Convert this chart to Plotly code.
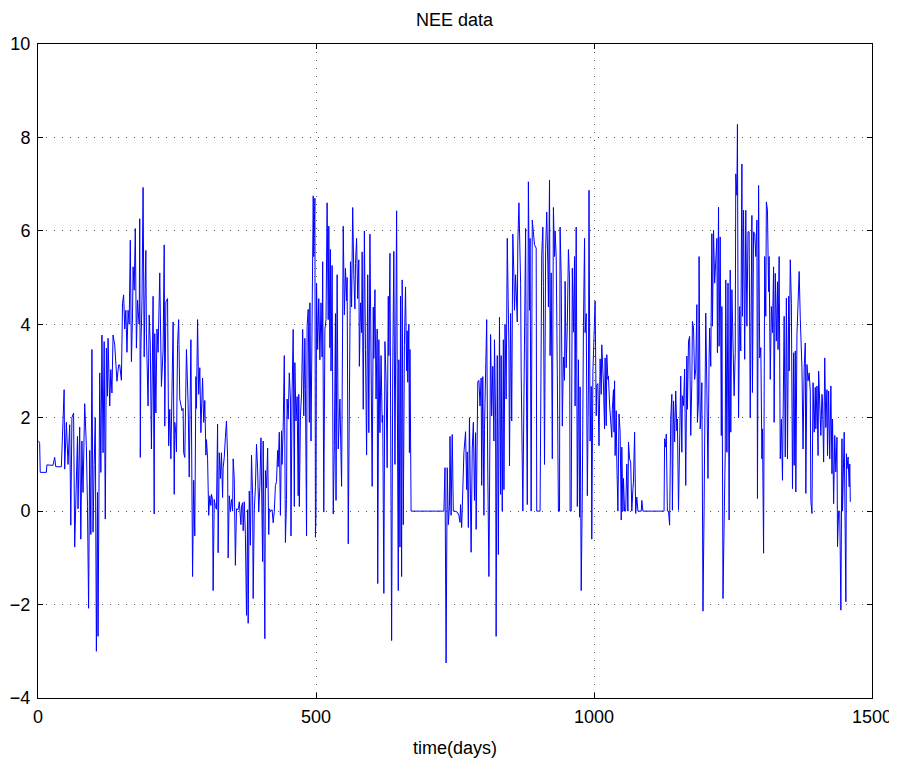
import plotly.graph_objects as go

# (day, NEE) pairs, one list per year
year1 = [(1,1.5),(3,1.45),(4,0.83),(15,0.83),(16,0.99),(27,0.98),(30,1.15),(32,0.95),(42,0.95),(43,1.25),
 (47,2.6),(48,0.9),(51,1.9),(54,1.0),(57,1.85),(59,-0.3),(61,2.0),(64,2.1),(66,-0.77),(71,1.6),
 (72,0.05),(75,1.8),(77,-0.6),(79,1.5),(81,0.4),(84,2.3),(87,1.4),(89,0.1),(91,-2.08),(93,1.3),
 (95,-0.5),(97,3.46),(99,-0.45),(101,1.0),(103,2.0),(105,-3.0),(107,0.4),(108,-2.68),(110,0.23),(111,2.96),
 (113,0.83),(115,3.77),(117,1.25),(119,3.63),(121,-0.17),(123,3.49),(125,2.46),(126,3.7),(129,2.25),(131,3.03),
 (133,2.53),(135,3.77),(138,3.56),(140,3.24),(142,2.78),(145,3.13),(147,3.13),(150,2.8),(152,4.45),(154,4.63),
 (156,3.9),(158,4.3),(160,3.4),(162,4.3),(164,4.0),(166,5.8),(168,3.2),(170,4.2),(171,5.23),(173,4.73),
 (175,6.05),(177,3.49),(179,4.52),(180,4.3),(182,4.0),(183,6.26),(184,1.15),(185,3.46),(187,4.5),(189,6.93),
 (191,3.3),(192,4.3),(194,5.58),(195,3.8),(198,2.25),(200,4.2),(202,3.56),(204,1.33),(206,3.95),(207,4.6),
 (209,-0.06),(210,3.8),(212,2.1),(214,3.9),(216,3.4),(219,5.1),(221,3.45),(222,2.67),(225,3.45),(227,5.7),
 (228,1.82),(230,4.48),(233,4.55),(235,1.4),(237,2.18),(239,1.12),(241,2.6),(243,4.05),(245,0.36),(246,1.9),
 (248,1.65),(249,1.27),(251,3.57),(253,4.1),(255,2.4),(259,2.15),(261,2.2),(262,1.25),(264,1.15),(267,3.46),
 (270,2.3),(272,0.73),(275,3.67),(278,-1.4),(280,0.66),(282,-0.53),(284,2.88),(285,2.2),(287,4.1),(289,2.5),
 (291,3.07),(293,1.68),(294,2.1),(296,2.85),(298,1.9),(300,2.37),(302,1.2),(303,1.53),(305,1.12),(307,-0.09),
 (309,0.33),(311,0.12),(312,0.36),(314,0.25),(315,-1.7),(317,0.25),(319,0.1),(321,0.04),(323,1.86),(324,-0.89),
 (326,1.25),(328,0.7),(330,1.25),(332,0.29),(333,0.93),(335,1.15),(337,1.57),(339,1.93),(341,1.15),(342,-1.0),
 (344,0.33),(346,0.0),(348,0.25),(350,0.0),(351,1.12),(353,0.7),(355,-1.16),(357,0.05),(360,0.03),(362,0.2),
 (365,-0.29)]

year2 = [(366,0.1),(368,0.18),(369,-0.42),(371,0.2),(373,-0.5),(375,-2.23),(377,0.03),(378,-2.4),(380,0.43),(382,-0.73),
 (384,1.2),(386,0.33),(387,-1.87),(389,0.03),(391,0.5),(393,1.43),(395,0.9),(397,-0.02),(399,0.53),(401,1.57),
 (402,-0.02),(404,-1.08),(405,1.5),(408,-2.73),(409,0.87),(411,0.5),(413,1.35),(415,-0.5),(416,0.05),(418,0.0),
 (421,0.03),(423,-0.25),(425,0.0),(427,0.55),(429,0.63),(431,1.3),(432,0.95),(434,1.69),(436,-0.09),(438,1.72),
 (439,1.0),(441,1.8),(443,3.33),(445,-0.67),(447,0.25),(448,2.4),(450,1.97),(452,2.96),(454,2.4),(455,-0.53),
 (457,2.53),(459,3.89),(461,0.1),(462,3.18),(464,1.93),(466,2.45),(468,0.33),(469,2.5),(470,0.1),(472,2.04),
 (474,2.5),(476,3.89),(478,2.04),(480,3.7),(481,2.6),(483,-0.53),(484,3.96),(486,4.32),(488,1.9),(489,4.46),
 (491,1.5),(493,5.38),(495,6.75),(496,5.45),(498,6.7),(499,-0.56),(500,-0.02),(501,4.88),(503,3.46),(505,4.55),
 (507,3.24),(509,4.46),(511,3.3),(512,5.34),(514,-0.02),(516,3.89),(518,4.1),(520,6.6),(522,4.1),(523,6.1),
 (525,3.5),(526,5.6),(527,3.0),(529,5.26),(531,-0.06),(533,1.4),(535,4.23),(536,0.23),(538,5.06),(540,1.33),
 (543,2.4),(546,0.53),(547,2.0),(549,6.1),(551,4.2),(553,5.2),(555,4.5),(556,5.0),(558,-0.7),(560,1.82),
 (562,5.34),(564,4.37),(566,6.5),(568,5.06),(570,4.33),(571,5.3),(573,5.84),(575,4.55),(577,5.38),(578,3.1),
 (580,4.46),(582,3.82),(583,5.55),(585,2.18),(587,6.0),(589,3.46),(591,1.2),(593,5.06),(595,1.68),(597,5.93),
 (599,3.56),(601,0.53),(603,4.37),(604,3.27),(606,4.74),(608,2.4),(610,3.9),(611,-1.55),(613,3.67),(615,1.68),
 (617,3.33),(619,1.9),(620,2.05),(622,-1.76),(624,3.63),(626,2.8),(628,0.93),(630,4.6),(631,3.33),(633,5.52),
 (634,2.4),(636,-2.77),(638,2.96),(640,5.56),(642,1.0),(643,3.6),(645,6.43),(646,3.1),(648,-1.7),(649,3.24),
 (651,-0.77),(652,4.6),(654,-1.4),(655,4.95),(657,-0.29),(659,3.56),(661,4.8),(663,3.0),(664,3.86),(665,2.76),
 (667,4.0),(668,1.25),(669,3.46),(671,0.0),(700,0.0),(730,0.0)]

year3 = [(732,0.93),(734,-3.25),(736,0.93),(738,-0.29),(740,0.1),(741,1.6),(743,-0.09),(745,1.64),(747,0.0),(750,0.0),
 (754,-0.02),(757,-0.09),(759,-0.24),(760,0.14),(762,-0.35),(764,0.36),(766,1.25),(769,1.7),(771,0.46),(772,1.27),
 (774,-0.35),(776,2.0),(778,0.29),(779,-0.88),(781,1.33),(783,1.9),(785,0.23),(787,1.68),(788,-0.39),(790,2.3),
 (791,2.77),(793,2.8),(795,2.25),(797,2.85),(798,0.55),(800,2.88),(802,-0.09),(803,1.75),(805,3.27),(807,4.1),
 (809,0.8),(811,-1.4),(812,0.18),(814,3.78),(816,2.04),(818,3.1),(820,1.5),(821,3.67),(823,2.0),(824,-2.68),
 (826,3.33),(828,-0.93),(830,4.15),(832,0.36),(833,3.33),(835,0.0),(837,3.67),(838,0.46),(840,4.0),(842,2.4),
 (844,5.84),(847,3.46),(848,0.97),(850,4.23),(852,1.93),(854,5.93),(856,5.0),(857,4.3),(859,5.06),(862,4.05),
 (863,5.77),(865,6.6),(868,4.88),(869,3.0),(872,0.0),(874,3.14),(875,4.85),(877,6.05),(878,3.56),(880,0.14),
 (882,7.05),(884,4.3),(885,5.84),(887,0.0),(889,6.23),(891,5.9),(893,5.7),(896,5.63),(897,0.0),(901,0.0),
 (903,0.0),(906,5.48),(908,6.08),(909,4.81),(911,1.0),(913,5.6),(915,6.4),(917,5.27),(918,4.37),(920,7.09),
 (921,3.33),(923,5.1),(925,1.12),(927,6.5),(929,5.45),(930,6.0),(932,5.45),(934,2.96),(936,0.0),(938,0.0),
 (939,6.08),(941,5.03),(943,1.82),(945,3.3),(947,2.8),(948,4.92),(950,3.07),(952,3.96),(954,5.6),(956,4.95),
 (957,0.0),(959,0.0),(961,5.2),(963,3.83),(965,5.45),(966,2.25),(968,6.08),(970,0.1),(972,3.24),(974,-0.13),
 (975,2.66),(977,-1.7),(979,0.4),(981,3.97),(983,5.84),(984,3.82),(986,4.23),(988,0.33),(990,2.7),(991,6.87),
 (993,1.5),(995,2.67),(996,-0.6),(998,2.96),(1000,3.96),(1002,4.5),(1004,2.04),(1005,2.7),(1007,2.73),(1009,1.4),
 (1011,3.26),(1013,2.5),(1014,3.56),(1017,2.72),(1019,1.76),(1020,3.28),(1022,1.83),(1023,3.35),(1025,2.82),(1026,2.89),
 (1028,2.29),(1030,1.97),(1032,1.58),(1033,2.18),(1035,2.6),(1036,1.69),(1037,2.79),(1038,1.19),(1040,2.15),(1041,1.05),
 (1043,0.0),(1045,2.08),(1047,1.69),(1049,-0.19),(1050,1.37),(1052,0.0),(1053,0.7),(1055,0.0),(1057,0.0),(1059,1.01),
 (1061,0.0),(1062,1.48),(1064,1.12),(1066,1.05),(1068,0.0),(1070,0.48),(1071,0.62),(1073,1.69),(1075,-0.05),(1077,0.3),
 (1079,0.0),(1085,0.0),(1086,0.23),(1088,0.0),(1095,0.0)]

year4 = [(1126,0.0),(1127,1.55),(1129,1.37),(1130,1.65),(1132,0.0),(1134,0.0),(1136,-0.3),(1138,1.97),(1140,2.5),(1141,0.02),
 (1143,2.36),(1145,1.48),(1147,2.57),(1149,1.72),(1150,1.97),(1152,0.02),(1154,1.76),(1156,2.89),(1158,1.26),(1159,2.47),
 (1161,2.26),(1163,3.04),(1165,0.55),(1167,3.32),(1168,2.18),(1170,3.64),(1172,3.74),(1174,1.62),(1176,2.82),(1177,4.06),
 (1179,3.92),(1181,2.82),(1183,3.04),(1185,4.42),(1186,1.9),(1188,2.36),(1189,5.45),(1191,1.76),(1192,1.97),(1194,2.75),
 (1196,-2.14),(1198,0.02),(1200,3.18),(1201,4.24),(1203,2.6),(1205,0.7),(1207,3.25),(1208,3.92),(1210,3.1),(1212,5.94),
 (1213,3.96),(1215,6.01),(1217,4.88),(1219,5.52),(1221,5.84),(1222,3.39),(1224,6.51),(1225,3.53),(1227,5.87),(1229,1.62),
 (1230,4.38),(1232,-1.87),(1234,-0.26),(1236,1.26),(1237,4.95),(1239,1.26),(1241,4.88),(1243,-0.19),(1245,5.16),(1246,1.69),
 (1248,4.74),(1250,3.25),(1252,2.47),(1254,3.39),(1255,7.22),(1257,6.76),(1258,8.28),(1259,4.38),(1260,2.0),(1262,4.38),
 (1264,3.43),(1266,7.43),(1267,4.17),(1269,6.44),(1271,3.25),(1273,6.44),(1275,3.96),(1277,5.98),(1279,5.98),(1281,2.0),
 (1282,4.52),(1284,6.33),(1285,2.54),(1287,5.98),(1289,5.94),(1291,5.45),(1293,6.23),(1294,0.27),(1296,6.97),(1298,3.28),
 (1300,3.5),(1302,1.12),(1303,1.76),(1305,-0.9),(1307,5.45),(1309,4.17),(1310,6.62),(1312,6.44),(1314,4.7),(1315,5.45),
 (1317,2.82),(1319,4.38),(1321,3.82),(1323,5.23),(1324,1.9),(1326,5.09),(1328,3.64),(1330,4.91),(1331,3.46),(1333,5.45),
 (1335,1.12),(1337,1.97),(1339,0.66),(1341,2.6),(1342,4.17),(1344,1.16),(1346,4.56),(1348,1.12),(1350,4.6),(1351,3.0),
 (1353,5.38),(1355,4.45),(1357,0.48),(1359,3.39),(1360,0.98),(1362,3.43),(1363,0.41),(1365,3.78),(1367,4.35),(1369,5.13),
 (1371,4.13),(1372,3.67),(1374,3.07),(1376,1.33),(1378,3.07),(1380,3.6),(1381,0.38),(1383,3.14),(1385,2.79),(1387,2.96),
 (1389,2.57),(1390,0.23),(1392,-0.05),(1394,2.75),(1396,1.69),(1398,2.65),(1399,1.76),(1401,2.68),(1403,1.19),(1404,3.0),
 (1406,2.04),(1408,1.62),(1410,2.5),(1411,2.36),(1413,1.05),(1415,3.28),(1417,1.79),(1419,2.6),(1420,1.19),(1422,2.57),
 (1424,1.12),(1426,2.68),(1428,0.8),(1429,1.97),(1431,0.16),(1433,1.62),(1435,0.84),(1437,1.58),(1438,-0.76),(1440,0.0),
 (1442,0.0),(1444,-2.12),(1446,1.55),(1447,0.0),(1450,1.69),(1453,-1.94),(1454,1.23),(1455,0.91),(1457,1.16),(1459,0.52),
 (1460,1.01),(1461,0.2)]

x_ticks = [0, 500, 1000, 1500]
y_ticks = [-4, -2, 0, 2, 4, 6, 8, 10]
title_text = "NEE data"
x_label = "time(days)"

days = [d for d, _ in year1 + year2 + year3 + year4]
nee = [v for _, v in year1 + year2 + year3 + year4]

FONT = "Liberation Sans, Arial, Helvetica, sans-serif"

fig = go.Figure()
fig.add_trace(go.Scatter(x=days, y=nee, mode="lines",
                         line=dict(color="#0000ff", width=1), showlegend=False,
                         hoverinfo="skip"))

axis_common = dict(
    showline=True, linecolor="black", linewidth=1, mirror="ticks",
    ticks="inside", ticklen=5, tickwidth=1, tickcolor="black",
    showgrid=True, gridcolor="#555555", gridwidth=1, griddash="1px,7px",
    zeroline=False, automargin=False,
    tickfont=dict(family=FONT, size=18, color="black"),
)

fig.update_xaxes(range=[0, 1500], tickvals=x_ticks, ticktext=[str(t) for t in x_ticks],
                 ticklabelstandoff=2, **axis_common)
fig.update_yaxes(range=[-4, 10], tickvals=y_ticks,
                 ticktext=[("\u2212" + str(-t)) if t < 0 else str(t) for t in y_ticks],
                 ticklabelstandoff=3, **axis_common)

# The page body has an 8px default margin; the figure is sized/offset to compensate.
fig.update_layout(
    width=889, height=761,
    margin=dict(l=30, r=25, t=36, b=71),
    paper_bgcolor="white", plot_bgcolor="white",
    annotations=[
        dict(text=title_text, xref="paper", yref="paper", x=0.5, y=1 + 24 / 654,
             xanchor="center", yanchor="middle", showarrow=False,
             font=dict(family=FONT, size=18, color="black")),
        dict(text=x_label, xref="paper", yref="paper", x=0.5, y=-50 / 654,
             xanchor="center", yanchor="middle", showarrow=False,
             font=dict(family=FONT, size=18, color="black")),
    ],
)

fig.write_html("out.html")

┄┄┄┄┄┄┄┄┄┄

**REQUIRED TASK**
Copy exactly the lines running from the beginning of the listing through the line that has "import plotly.graph_objects as go". Drop the pictures.

**EXERCISE ANSWER**
Convert this chart to Plotly code.
import plotly.graph_objects as go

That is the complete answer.